* **Recorded data**

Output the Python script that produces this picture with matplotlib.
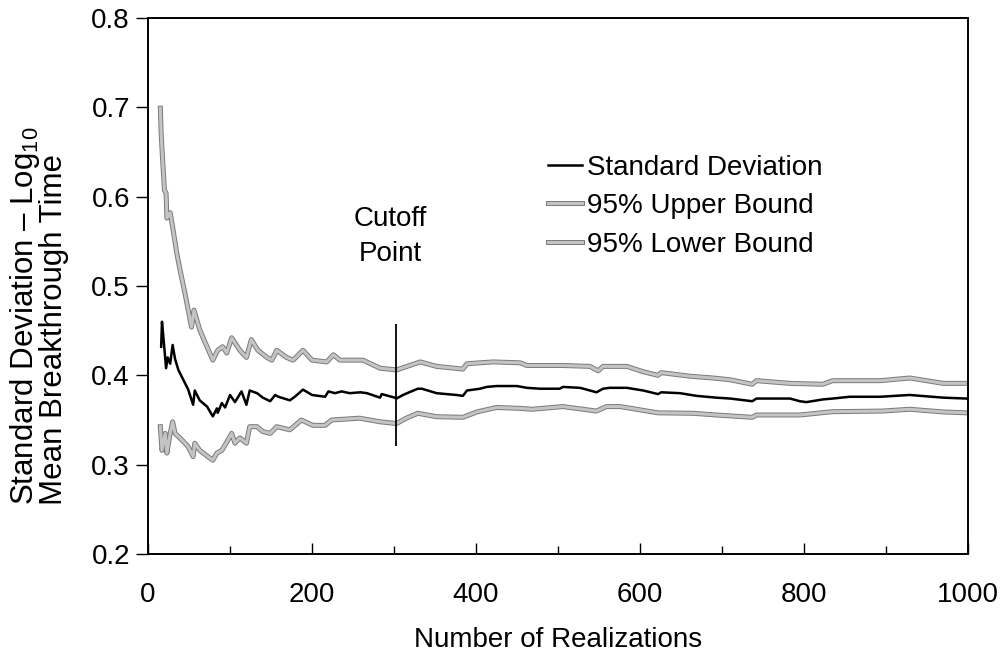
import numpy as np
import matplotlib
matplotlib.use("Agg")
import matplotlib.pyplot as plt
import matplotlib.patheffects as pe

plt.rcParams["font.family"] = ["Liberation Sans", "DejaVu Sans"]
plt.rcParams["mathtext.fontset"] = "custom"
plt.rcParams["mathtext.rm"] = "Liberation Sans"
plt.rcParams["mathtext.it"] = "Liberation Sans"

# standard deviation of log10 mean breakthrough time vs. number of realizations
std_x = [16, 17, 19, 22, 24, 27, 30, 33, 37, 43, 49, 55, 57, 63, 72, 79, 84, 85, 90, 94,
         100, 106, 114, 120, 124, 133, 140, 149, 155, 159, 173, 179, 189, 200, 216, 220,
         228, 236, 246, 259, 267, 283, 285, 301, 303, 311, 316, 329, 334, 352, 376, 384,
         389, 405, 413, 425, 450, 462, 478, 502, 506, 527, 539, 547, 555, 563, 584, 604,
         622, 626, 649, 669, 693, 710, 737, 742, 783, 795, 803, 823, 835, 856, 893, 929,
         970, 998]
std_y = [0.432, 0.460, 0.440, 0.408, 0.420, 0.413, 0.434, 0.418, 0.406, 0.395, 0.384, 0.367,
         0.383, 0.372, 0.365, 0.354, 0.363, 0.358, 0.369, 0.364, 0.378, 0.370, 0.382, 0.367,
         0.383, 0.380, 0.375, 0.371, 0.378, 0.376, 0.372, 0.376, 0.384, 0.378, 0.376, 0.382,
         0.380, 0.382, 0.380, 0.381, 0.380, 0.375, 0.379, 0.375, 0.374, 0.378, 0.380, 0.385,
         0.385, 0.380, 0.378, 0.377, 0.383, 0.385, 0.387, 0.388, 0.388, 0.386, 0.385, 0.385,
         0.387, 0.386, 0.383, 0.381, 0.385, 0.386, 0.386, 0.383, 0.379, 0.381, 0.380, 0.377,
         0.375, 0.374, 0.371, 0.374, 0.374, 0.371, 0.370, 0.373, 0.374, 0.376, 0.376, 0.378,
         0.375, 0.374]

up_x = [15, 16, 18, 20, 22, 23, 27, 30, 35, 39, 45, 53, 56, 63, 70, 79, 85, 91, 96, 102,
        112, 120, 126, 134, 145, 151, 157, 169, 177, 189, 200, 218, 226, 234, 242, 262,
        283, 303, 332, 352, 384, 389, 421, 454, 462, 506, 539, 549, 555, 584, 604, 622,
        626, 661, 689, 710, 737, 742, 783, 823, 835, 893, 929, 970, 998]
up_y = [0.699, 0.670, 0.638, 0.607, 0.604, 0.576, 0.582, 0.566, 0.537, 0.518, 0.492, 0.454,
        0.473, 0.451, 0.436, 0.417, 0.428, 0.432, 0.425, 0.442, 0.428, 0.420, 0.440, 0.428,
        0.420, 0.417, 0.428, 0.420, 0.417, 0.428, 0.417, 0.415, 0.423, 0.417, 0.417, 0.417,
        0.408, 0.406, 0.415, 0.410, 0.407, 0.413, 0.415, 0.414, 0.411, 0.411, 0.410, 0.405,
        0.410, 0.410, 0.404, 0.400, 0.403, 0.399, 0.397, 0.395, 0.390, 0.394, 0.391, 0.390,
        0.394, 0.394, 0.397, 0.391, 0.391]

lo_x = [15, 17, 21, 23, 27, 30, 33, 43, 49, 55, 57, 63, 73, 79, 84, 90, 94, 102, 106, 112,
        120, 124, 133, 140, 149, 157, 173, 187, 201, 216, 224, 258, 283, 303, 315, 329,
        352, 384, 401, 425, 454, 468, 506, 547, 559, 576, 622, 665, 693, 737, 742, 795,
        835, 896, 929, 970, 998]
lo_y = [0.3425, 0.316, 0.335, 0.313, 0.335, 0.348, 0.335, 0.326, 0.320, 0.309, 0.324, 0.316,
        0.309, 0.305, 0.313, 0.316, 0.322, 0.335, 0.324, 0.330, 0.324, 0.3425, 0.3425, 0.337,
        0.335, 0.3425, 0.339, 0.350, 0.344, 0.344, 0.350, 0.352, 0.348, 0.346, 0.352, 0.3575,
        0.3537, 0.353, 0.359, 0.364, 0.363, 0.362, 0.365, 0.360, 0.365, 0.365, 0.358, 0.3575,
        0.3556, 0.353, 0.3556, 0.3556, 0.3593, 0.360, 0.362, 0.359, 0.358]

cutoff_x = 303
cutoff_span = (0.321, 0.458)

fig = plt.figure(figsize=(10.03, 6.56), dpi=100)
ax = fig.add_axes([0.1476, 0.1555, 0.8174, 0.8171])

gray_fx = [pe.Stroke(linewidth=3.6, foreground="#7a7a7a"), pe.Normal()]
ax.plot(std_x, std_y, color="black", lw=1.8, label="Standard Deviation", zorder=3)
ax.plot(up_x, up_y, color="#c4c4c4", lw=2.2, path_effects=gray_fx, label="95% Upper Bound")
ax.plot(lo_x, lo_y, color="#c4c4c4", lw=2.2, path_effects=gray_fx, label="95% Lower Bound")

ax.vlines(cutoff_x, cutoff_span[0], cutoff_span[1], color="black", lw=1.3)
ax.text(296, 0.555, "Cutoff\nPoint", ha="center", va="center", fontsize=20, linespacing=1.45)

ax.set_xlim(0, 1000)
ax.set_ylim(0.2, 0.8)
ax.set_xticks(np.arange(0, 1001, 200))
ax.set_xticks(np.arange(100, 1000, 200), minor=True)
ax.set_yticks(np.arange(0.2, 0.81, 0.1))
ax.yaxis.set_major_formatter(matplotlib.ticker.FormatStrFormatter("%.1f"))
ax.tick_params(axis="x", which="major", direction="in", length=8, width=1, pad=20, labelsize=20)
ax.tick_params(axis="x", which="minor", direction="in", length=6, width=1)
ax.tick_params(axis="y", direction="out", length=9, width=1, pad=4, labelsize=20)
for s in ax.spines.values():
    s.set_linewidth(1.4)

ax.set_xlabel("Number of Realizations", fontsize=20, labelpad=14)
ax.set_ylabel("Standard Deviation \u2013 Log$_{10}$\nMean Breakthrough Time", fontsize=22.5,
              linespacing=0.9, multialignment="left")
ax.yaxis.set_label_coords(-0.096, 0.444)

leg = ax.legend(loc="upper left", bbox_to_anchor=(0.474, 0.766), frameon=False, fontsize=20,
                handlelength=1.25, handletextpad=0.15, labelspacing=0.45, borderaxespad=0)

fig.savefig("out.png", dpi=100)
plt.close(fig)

* **Written problem**
Copy the whole of the material above exactly, but not its images.

* **Solution for this exercise**
Output the Python script that produces this picture with matplotlib.
import numpy as np
import matplotlib
matplotlib.use("Agg")
import matplotlib.pyplot as plt
import matplotlib.patheffects as pe

plt.rcParams["font.family"] = ["Liberation Sans", "DejaVu Sans"]
plt.rcParams["mathtext.fontset"] = "custom"
plt.rcParams["mathtext.rm"] = "Liberation Sans"
plt.rcParams["mathtext.it"] = "Liberation Sans"

# standard deviation of log10 mean breakthrough time vs. number of realizations
std_x = [16, 17, 19, 22, 24, 27, 30, 33, 37, 43, 49, 55, 57, 63, 72, 79, 84, 85, 90, 94,
         100, 106, 114, 120, 124, 133, 140, 149, 155, 159, 173, 179, 189, 200, 216, 220,
         228, 236, 246, 259, 267, 283, 285, 301, 303, 311, 316, 329, 334, 352, 376, 384,
         389, 405, 413, 425, 450, 462, 478, 502, 506, 527, 539, 547, 555, 563, 584, 604,
         622, 626, 649, 669, 693, 710, 737, 742, 783, 795, 803, 823, 835, 856, 893, 929,
         970, 998]
std_y = [0.432, 0.460, 0.440, 0.408, 0.420, 0.413, 0.434, 0.418, 0.406, 0.395, 0.384, 0.367,
         0.383, 0.372, 0.365, 0.354, 0.363, 0.358, 0.369, 0.364, 0.378, 0.370, 0.382, 0.367,
         0.383, 0.380, 0.375, 0.371, 0.378, 0.376, 0.372, 0.376, 0.384, 0.378, 0.376, 0.382,
         0.380, 0.382, 0.380, 0.381, 0.380, 0.375, 0.379, 0.375, 0.374, 0.378, 0.380, 0.385,
         0.385, 0.380, 0.378, 0.377, 0.383, 0.385, 0.387, 0.388, 0.388, 0.386, 0.385, 0.385,
         0.387, 0.386, 0.383, 0.381, 0.385, 0.386, 0.386, 0.383, 0.379, 0.381, 0.380, 0.377,
         0.375, 0.374, 0.371, 0.374, 0.374, 0.371, 0.370, 0.373, 0.374, 0.376, 0.376, 0.378,
         0.375, 0.374]

up_x = [15, 16, 18, 20, 22, 23, 27, 30, 35, 39, 45, 53, 56, 63, 70, 79, 85, 91, 96, 102,
        112, 120, 126, 134, 145, 151, 157, 169, 177, 189, 200, 218, 226, 234, 242, 262,
        283, 303, 332, 352, 384, 389, 421, 454, 462, 506, 539, 549, 555, 584, 604, 622,
        626, 661, 689, 710, 737, 742, 783, 823, 835, 893, 929, 970, 998]
up_y = [0.699, 0.670, 0.638, 0.607, 0.604, 0.576, 0.582, 0.566, 0.537, 0.518, 0.492, 0.454,
        0.473, 0.451, 0.436, 0.417, 0.428, 0.432, 0.425, 0.442, 0.428, 0.420, 0.440, 0.428,
        0.420, 0.417, 0.428, 0.420, 0.417, 0.428, 0.417, 0.415, 0.423, 0.417, 0.417, 0.417,
        0.408, 0.406, 0.415, 0.410, 0.407, 0.413, 0.415, 0.414, 0.411, 0.411, 0.410, 0.405,
        0.410, 0.410, 0.404, 0.400, 0.403, 0.399, 0.397, 0.395, 0.390, 0.394, 0.391, 0.390,
        0.394, 0.394, 0.397, 0.391, 0.391]

lo_x = [15, 17, 21, 23, 27, 30, 33, 43, 49, 55, 57, 63, 73, 79, 84, 90, 94, 102, 106, 112,
        120, 124, 133, 140, 149, 157, 173, 187, 201, 216, 224, 258, 283, 303, 315, 329,
        352, 384, 401, 425, 454, 468, 506, 547, 559, 576, 622, 665, 693, 737, 742, 795,
        835, 896, 929, 970, 998]
lo_y = [0.3425, 0.316, 0.335, 0.313, 0.335, 0.348, 0.335, 0.326, 0.320, 0.309, 0.324, 0.316,
        0.309, 0.305, 0.313, 0.316, 0.322, 0.335, 0.324, 0.330, 0.324, 0.3425, 0.3425, 0.337,
        0.335, 0.3425, 0.339, 0.350, 0.344, 0.344, 0.350, 0.352, 0.348, 0.346, 0.352, 0.3575,
        0.3537, 0.353, 0.359, 0.364, 0.363, 0.362, 0.365, 0.360, 0.365, 0.365, 0.358, 0.3575,
        0.3556, 0.353, 0.3556, 0.3556, 0.3593, 0.360, 0.362, 0.359, 0.358]

cutoff_x = 303
cutoff_span = (0.321, 0.458)

fig = plt.figure(figsize=(10.03, 6.56), dpi=100)
ax = fig.add_axes([0.1476, 0.1555, 0.8174, 0.8171])

gray_fx = [pe.Stroke(linewidth=3.6, foreground="#7a7a7a"), pe.Normal()]
ax.plot(std_x, std_y, color="black", lw=1.8, label="Standard Deviation", zorder=3)
ax.plot(up_x, up_y, color="#c4c4c4", lw=2.2, path_effects=gray_fx, label="95% Upper Bound")
ax.plot(lo_x, lo_y, color="#c4c4c4", lw=2.2, path_effects=gray_fx, label="95% Lower Bound")

ax.vlines(cutoff_x, cutoff_span[0], cutoff_span[1], color="black", lw=1.3)
ax.text(296, 0.555, "Cutoff\nPoint", ha="center", va="center", fontsize=20, linespacing=1.45)

ax.set_xlim(0, 1000)
ax.set_ylim(0.2, 0.8)
ax.set_xticks(np.arange(0, 1001, 200))
ax.set_xticks(np.arange(100, 1000, 200), minor=True)
ax.set_yticks(np.arange(0.2, 0.81, 0.1))
ax.yaxis.set_major_formatter(matplotlib.ticker.FormatStrFormatter("%.1f"))
ax.tick_params(axis="x", which="major", direction="in", length=8, width=1, pad=20, labelsize=20)
ax.tick_params(axis="x", which="minor", direction="in", length=6, width=1)
ax.tick_params(axis="y", direction="out", length=9, width=1, pad=4, labelsize=20)
for s in ax.spines.values():
    s.set_linewidth(1.4)

ax.set_xlabel("Number of Realizations", fontsize=20, labelpad=14)
ax.set_ylabel("Standard Deviation \u2013 Log$_{10}$\nMean Breakthrough Time", fontsize=22.5,
              linespacing=0.9, multialignment="left")
ax.yaxis.set_label_coords(-0.096, 0.444)

leg = ax.legend(loc="upper left", bbox_to_anchor=(0.474, 0.766), frameon=False, fontsize=20,
                handlelength=1.25, handletextpad=0.15, labelspacing=0.45, borderaxespad=0)

fig.savefig("out.png", dpi=100)
plt.close(fig)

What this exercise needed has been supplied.